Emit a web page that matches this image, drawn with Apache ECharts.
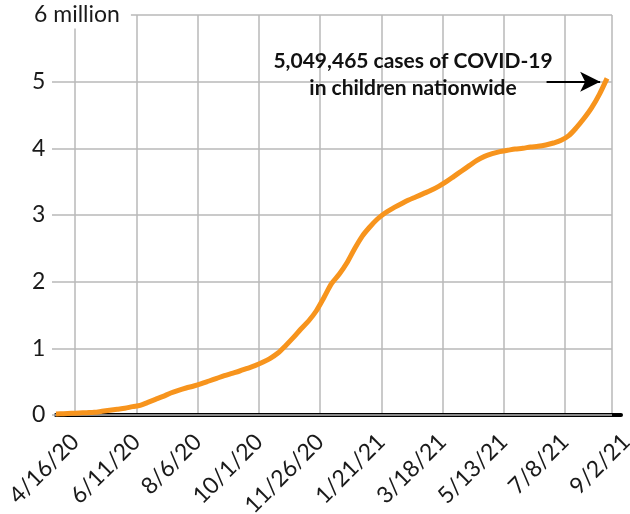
<!DOCTYPE html>
<html><head><meta charset="utf-8">
<script src="https://cdn.jsdelivr.net/npm/echarts@6/dist/echarts.min.js"></script>
<style>html,body{margin:0;padding:0;background:#fff}#c{width:630px;height:514px}</style>
</head><body><div id="c"></div>
<script>
// Cumulative child COVID-19 cases (millions), weekly reports 4/16/20 ... 9/2/21
const caseMillions = [
  0.015, 0.02, 0.025, 0.03, 0.035, 0.04, 0.055, 0.07, 0.085, 0.10,
  0.125, 0.145, 0.19, 0.235, 0.28, 0.33, 0.37, 0.405, 0.435, 0.47,
  0.51, 0.55, 0.59, 0.625, 0.66, 0.70, 0.74, 0.79, 0.85, 0.93,
  1.04, 1.16, 1.29, 1.41, 1.56, 1.76, 1.97, 2.11, 2.28, 2.49,
  2.68, 2.82, 2.94, 3.03, 3.10, 3.16, 3.22, 3.27, 3.32, 3.37,
  3.43, 3.50, 3.58, 3.66, 3.74, 3.82, 3.88, 3.92, 3.95, 3.97,
  3.99, 4.00, 4.02, 4.03, 4.05, 4.08, 4.12, 4.19, 4.31, 4.45,
  4.61, 4.81, 5.049465
];
const tickLabels = ['4/16/20','6/11/20','8/6/20','10/1/20','11/26/20','1/21/21','3/18/21','5/13/21','7/8/21','9/2/21'];
// where each date label sits along the axis, in weeks after the first report
const tickWeeks = [2.5, 10.5, 18.5, 26.5, 34.5, 42.5, 50.5, 58.5, 66.5, 74.5];
const plotEndWeek = 72.65;
const yTicks = [0, 1, 2, 3, 4, 5, 6];
const totalCasesText = '5,049,465';

const FONT = 'Lato, "Noto Sans", sans-serif';
const GRIDC = '#b8b8b8';
const lastIdx = caseMillions.length - 1;

const chart = echarts.init(document.getElementById('c'), null, {renderer: 'canvas'});
chart.setOption({
  animation: false,
  backgroundColor: '#fff',
  grid: [
    {left: 56, right: 18, top: 15, bottom: 99, outerBoundsMode: 'none', containLabel: false},
    {left: 56, right: 9, top: 15, bottom: 99, outerBoundsMode: 'none', containLabel: false},
    {left: 56, right: 0, top: 15, bottom: 99, outerBoundsMode: 'none', containLabel: false}
  ],
  xAxis: [
    {type: 'value', gridIndex: 0, min: 0, max: plotEndWeek, show: false},
    {type: 'value', gridIndex: 1, min: 0, max: 73.8, offset: 3,
      axisLine: {show: true, lineStyle: {color: '#000', width: 4}},
      axisTick: {show: false}, axisLabel: {show: false}, splitLine: {show: false}},
    {type: 'value', gridIndex: 2, min: 0, max: 75.0, z: 0,
      axisLine: {show: false},
      axisTick: {show: false, customValues: tickWeeks.slice(0, 9).concat([plotEndWeek])},
      splitLine: {show: true, lineStyle: {color: GRIDC, width: 1.5}},
      axisLabel: {
        customValues: tickWeeks, rotate: 45, margin: 23, hideOverlap: false,
        fontFamily: FONT, fontSize: 23, color: '#1a1a1a',
        formatter: v => { const i = tickWeeks.findIndex(t => Math.abs(t - v) < 1e-6); return i >= 0 ? tickLabels[i] : ''; }
      }}
  ],
  yAxis: [
    {type: 'value', gridIndex: 0, min: 0, max: 6, interval: 1, z: 1,
      axisLine: {show: false},
      axisTick: {show: true, length: 4, lineStyle: {color: GRIDC, width: 1.5}},
      axisLabel: {show: false},
      splitLine: {show: true, lineStyle: {color: GRIDC, width: 1.5}}},
    {type: 'value', gridIndex: 0, min: 0, max: 6, interval: 1, position: 'left', z: 10,
      axisLine: {show: false}, axisTick: {show: false}, splitLine: {show: false},
      axisLabel: {
        align: 'left', margin: 24,
        formatter: v => v === yTicks[yTicks.length - 1] ? '{top|' + v + ' million}' : '{n|' + v + '}',
        rich: {
          n: {fontFamily: FONT, fontSize: 23, color: '#1a1a1a'},
          top: {fontFamily: FONT, fontSize: 23, color: '#1a1a1a', backgroundColor: '#fff', padding: [2, 11, 2, 2], lineHeight: 24}
        }
      }},
    {type: 'value', gridIndex: 1, min: 0, max: 6, show: false},
    {type: 'value', gridIndex: 2, min: 0, max: 6, show: false}
  ],
  series: [{
    type: 'line', xAxisIndex: 0, yAxisIndex: 0, z: 5,
    data: caseMillions.map((v, i) => [i, v]),
    showSymbol: false, smooth: 0.3,
    lineStyle: {color: '#F7941D', width: 5},
    markLine: {
      silent: true, symbol: ['none', 'arrow'], symbolSize: [15, 20],
      label: {show: false},
      lineStyle: {color: '#000', width: 2.2, type: 'solid'},
      data: [[{coord: [lastIdx - 7.9, 5.0]}, {coord: [lastIdx - 0.9, 5.0]}]]
    }
  }],
  graphic: [{
    type: 'text', x: 413, y: 48, z: 20,
    style: {
      text: totalCasesText + ' cases of COVID-19\nin children nationwide',
      font: 'bold 21px Lato, sans-serif', fill: '#111',
      align: 'center', verticalAlign: 'top', lineHeight: 27
    }
  }]
});
</script></body></html>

STATED TASK |
Copy each line exactly, and leave the pictures out of your copy.

TASK SOLUTION |
Emit a web page that matches this image, drawn with Apache ECharts.
<!DOCTYPE html>
<html><head><meta charset="utf-8">
<script src="https://cdn.jsdelivr.net/npm/echarts@6/dist/echarts.min.js"></script>
<style>html,body{margin:0;padding:0;background:#fff}#c{width:630px;height:514px}</style>
</head><body><div id="c"></div>
<script>
// Cumulative child COVID-19 cases (millions), weekly reports 4/16/20 ... 9/2/21
const caseMillions = [
  0.015, 0.02, 0.025, 0.03, 0.035, 0.04, 0.055, 0.07, 0.085, 0.10,
  0.125, 0.145, 0.19, 0.235, 0.28, 0.33, 0.37, 0.405, 0.435, 0.47,
  0.51, 0.55, 0.59, 0.625, 0.66, 0.70, 0.74, 0.79, 0.85, 0.93,
  1.04, 1.16, 1.29, 1.41, 1.56, 1.76, 1.97, 2.11, 2.28, 2.49,
  2.68, 2.82, 2.94, 3.03, 3.10, 3.16, 3.22, 3.27, 3.32, 3.37,
  3.43, 3.50, 3.58, 3.66, 3.74, 3.82, 3.88, 3.92, 3.95, 3.97,
  3.99, 4.00, 4.02, 4.03, 4.05, 4.08, 4.12, 4.19, 4.31, 4.45,
  4.61, 4.81, 5.049465
];
const tickLabels = ['4/16/20','6/11/20','8/6/20','10/1/20','11/26/20','1/21/21','3/18/21','5/13/21','7/8/21','9/2/21'];
// where each date label sits along the axis, in weeks after the first report
const tickWeeks = [2.5, 10.5, 18.5, 26.5, 34.5, 42.5, 50.5, 58.5, 66.5, 74.5];
const plotEndWeek = 72.65;
const yTicks = [0, 1, 2, 3, 4, 5, 6];
const totalCasesText = '5,049,465';

const FONT = 'Lato, "Noto Sans", sans-serif';
const GRIDC = '#b8b8b8';
const lastIdx = caseMillions.length - 1;

const chart = echarts.init(document.getElementById('c'), null, {renderer: 'canvas'});
chart.setOption({
  animation: false,
  backgroundColor: '#fff',
  grid: [
    {left: 56, right: 18, top: 15, bottom: 99, outerBoundsMode: 'none', containLabel: false},
    {left: 56, right: 9, top: 15, bottom: 99, outerBoundsMode: 'none', containLabel: false},
    {left: 56, right: 0, top: 15, bottom: 99, outerBoundsMode: 'none', containLabel: false}
  ],
  xAxis: [
    {type: 'value', gridIndex: 0, min: 0, max: plotEndWeek, show: false},
    {type: 'value', gridIndex: 1, min: 0, max: 73.8, offset: 3,
      axisLine: {show: true, lineStyle: {color: '#000', width: 4}},
      axisTick: {show: false}, axisLabel: {show: false}, splitLine: {show: false}},
    {type: 'value', gridIndex: 2, min: 0, max: 75.0, z: 0,
      axisLine: {show: false},
      axisTick: {show: false, customValues: tickWeeks.slice(0, 9).concat([plotEndWeek])},
      splitLine: {show: true, lineStyle: {color: GRIDC, width: 1.5}},
      axisLabel: {
        customValues: tickWeeks, rotate: 45, margin: 23, hideOverlap: false,
        fontFamily: FONT, fontSize: 23, color: '#1a1a1a',
        formatter: v => { const i = tickWeeks.findIndex(t => Math.abs(t - v) < 1e-6); return i >= 0 ? tickLabels[i] : ''; }
      }}
  ],
  yAxis: [
    {type: 'value', gridIndex: 0, min: 0, max: 6, interval: 1, z: 1,
      axisLine: {show: false},
      axisTick: {show: true, length: 4, lineStyle: {color: GRIDC, width: 1.5}},
      axisLabel: {show: false},
      splitLine: {show: true, lineStyle: {color: GRIDC, width: 1.5}}},
    {type: 'value', gridIndex: 0, min: 0, max: 6, interval: 1, position: 'left', z: 10,
      axisLine: {show: false}, axisTick: {show: false}, splitLine: {show: false},
      axisLabel: {
        align: 'left', margin: 24,
        formatter: v => v === yTicks[yTicks.length - 1] ? '{top|' + v + ' million}' : '{n|' + v + '}',
        rich: {
          n: {fontFamily: FONT, fontSize: 23, color: '#1a1a1a'},
          top: {fontFamily: FONT, fontSize: 23, color: '#1a1a1a', backgroundColor: '#fff', padding: [2, 11, 2, 2], lineHeight: 24}
        }
      }},
    {type: 'value', gridIndex: 1, min: 0, max: 6, show: false},
    {type: 'value', gridIndex: 2, min: 0, max: 6, show: false}
  ],
  series: [{
    type: 'line', xAxisIndex: 0, yAxisIndex: 0, z: 5,
    data: caseMillions.map((v, i) => [i, v]),
    showSymbol: false, smooth: 0.3,
    lineStyle: {color: '#F7941D', width: 5},
    markLine: {
      silent: true, symbol: ['none', 'arrow'], symbolSize: [15, 20],
      label: {show: false},
      lineStyle: {color: '#000', width: 2.2, type: 'solid'},
      data: [[{coord: [lastIdx - 7.9, 5.0]}, {coord: [lastIdx - 0.9, 5.0]}]]
    }
  }],
  graphic: [{
    type: 'text', x: 413, y: 48, z: 20,
    style: {
      text: totalCasesText + ' cases of COVID-19\nin children nationwide',
      font: 'bold 21px Lato, sans-serif', fill: '#111',
      align: 'center', verticalAlign: 'top', lineHeight: 27
    }
  }]
});
</script></body></html>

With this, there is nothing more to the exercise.